## Set task
Repeat, exactly and only, the lines from the beginning of the data through the line with "const fuseEnd = [[25.5, 0.0149], [25.5, 0.01]];". Pictures are left out.

## Given information
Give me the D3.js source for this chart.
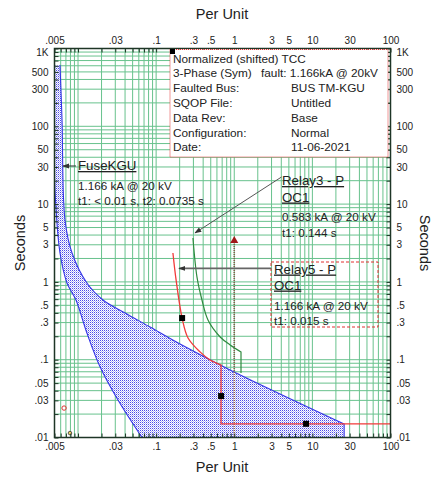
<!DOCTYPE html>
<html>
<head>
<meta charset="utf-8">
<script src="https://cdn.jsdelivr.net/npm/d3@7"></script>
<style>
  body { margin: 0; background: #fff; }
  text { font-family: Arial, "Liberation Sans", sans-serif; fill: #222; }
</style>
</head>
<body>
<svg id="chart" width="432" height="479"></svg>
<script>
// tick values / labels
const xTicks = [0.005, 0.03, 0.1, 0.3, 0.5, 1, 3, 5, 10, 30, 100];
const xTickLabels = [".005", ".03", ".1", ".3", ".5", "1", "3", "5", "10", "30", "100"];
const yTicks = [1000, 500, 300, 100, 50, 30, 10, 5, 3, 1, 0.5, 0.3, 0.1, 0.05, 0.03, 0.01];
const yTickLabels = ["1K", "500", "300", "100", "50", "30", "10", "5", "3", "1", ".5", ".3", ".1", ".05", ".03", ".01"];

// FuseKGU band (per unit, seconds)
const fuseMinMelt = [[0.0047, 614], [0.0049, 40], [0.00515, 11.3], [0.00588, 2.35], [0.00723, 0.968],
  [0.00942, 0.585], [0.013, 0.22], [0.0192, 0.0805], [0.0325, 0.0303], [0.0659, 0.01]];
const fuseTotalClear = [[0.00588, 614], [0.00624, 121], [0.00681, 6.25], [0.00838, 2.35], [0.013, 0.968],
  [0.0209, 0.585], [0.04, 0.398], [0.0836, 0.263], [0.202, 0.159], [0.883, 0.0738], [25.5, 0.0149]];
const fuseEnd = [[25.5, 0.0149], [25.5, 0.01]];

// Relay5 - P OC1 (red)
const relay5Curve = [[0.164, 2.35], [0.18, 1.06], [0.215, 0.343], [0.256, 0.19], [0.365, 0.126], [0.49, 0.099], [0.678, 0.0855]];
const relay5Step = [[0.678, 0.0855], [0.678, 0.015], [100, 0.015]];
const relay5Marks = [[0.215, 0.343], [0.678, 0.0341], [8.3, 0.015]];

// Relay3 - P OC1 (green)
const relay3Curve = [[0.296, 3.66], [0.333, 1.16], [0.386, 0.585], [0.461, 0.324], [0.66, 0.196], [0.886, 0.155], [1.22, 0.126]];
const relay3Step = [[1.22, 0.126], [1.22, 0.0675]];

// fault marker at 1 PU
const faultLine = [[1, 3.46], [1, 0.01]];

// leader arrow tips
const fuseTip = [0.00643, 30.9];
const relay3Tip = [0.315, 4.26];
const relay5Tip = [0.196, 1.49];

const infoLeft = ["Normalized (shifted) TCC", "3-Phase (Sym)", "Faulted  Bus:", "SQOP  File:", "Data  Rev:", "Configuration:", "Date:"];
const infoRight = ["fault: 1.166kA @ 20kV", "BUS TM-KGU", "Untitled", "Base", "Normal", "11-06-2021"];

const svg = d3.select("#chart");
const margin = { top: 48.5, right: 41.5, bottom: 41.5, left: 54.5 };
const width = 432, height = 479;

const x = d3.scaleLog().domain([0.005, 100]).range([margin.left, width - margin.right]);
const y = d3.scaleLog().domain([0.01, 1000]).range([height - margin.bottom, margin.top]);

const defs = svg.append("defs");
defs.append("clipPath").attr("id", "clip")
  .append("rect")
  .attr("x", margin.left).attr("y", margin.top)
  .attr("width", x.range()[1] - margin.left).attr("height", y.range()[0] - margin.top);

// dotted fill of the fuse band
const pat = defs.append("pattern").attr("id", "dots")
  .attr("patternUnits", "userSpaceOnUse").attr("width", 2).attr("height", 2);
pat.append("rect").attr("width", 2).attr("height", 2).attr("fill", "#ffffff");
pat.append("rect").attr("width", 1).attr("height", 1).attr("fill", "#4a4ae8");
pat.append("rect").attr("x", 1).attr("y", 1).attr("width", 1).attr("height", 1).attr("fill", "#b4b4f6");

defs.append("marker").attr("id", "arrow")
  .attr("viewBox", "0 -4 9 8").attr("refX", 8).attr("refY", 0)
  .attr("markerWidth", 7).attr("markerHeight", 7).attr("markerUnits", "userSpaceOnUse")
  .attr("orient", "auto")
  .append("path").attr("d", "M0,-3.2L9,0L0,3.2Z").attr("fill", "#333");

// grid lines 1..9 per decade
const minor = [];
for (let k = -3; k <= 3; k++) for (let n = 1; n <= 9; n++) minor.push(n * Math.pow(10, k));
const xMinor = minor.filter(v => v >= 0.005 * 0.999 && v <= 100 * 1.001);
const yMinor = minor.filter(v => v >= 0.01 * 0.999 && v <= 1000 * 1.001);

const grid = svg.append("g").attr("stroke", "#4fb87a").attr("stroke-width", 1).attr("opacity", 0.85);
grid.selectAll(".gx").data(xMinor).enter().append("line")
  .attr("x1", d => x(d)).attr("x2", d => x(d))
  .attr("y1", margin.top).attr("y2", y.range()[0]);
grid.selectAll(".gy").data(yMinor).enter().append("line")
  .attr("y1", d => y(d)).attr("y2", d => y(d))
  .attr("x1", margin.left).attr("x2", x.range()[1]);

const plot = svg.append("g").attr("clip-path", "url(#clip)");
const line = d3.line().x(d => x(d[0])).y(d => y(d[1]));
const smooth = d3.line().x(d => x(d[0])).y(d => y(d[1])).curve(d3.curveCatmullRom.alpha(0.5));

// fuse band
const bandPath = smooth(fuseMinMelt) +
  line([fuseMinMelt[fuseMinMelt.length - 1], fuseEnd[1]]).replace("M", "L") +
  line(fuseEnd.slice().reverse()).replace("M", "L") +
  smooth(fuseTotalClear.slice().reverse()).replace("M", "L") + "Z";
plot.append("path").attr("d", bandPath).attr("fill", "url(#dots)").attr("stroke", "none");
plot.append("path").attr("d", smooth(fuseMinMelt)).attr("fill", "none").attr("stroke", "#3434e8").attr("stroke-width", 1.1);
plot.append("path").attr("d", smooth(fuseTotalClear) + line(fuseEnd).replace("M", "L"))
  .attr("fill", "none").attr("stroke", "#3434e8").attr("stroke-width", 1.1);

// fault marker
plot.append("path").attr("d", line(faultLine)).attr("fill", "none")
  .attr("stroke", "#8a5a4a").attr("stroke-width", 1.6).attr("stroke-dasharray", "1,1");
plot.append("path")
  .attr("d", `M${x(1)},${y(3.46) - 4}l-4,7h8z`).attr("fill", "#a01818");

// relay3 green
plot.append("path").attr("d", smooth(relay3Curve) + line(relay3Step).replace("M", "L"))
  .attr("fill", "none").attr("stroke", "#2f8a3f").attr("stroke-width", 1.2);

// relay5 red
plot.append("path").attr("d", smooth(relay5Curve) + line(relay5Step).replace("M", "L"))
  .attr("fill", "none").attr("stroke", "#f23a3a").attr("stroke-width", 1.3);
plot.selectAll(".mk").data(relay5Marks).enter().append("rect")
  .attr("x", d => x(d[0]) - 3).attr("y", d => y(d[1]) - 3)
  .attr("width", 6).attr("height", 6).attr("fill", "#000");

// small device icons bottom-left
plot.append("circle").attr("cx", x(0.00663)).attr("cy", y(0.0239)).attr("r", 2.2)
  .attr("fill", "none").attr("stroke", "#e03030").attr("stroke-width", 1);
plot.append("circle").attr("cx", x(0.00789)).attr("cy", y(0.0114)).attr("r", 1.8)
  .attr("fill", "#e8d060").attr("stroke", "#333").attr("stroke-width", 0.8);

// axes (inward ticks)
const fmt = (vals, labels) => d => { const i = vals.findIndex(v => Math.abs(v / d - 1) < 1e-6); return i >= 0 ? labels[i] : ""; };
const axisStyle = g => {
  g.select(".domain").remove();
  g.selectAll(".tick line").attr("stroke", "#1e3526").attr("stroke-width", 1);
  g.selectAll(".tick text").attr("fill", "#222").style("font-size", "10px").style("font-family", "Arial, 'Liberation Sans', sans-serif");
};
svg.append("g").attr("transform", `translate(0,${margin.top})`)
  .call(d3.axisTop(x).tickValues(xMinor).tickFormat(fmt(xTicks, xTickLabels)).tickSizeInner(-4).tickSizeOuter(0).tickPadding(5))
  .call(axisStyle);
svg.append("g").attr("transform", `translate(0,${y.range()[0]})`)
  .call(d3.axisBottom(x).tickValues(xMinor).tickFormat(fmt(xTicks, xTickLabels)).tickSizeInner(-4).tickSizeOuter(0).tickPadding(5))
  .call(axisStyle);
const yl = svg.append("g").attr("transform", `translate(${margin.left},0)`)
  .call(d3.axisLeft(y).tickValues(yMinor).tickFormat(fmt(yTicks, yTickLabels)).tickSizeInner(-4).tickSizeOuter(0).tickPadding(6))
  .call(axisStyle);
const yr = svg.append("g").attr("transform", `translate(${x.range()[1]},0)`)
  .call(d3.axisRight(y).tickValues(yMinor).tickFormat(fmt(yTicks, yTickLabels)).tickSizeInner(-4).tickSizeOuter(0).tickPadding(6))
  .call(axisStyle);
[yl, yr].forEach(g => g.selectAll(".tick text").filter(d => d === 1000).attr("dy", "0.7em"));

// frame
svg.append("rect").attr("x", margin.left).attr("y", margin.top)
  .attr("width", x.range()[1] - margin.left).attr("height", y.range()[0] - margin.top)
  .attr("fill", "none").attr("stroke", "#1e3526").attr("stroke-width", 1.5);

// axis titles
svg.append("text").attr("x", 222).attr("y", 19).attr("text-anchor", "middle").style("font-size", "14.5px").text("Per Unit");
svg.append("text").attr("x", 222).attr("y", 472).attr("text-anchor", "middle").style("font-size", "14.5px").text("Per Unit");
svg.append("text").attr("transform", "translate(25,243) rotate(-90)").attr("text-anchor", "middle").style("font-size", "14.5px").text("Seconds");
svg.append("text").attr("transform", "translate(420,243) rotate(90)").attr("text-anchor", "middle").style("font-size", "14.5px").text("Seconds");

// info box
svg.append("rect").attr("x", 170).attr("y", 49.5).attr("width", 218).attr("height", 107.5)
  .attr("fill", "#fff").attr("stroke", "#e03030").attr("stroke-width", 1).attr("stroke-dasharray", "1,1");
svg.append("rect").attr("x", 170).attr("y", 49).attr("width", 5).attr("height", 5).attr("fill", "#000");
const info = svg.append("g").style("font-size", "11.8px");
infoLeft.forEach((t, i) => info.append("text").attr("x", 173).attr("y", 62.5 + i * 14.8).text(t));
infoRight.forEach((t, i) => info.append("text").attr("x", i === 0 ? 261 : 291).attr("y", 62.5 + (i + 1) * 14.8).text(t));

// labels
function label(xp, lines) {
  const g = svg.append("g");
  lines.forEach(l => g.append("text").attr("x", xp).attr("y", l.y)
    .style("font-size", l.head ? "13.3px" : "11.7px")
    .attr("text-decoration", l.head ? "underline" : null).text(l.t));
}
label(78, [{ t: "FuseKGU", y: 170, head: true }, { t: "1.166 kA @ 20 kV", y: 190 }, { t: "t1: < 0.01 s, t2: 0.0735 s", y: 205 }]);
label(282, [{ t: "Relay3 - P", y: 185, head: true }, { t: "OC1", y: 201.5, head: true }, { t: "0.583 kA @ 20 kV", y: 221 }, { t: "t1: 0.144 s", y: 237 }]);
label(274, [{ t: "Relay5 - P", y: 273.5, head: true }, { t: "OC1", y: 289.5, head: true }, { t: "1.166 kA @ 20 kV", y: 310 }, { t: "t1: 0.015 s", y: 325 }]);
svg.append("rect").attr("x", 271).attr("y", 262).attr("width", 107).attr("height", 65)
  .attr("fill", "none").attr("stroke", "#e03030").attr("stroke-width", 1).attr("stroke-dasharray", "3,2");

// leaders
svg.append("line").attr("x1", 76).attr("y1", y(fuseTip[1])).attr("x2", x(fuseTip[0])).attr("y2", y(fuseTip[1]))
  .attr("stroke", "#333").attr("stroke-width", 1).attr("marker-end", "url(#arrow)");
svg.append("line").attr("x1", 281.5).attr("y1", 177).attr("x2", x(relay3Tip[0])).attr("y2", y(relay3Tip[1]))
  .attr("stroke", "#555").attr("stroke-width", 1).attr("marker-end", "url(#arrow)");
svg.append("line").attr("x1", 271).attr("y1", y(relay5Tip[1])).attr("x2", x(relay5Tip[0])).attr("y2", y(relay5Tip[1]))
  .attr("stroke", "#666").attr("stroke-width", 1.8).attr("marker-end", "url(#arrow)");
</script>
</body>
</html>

## Full response
Give me the D3.js source for this chart.
<!DOCTYPE html>
<html>
<head>
<meta charset="utf-8">
<script src="https://cdn.jsdelivr.net/npm/d3@7"></script>
<style>
  body { margin: 0; background: #fff; }
  text { font-family: Arial, "Liberation Sans", sans-serif; fill: #222; }
</style>
</head>
<body>
<svg id="chart" width="432" height="479"></svg>
<script>
// tick values / labels
const xTicks = [0.005, 0.03, 0.1, 0.3, 0.5, 1, 3, 5, 10, 30, 100];
const xTickLabels = [".005", ".03", ".1", ".3", ".5", "1", "3", "5", "10", "30", "100"];
const yTicks = [1000, 500, 300, 100, 50, 30, 10, 5, 3, 1, 0.5, 0.3, 0.1, 0.05, 0.03, 0.01];
const yTickLabels = ["1K", "500", "300", "100", "50", "30", "10", "5", "3", "1", ".5", ".3", ".1", ".05", ".03", ".01"];

// FuseKGU band (per unit, seconds)
const fuseMinMelt = [[0.0047, 614], [0.0049, 40], [0.00515, 11.3], [0.00588, 2.35], [0.00723, 0.968],
  [0.00942, 0.585], [0.013, 0.22], [0.0192, 0.0805], [0.0325, 0.0303], [0.0659, 0.01]];
const fuseTotalClear = [[0.00588, 614], [0.00624, 121], [0.00681, 6.25], [0.00838, 2.35], [0.013, 0.968],
  [0.0209, 0.585], [0.04, 0.398], [0.0836, 0.263], [0.202, 0.159], [0.883, 0.0738], [25.5, 0.0149]];
const fuseEnd = [[25.5, 0.0149], [25.5, 0.01]];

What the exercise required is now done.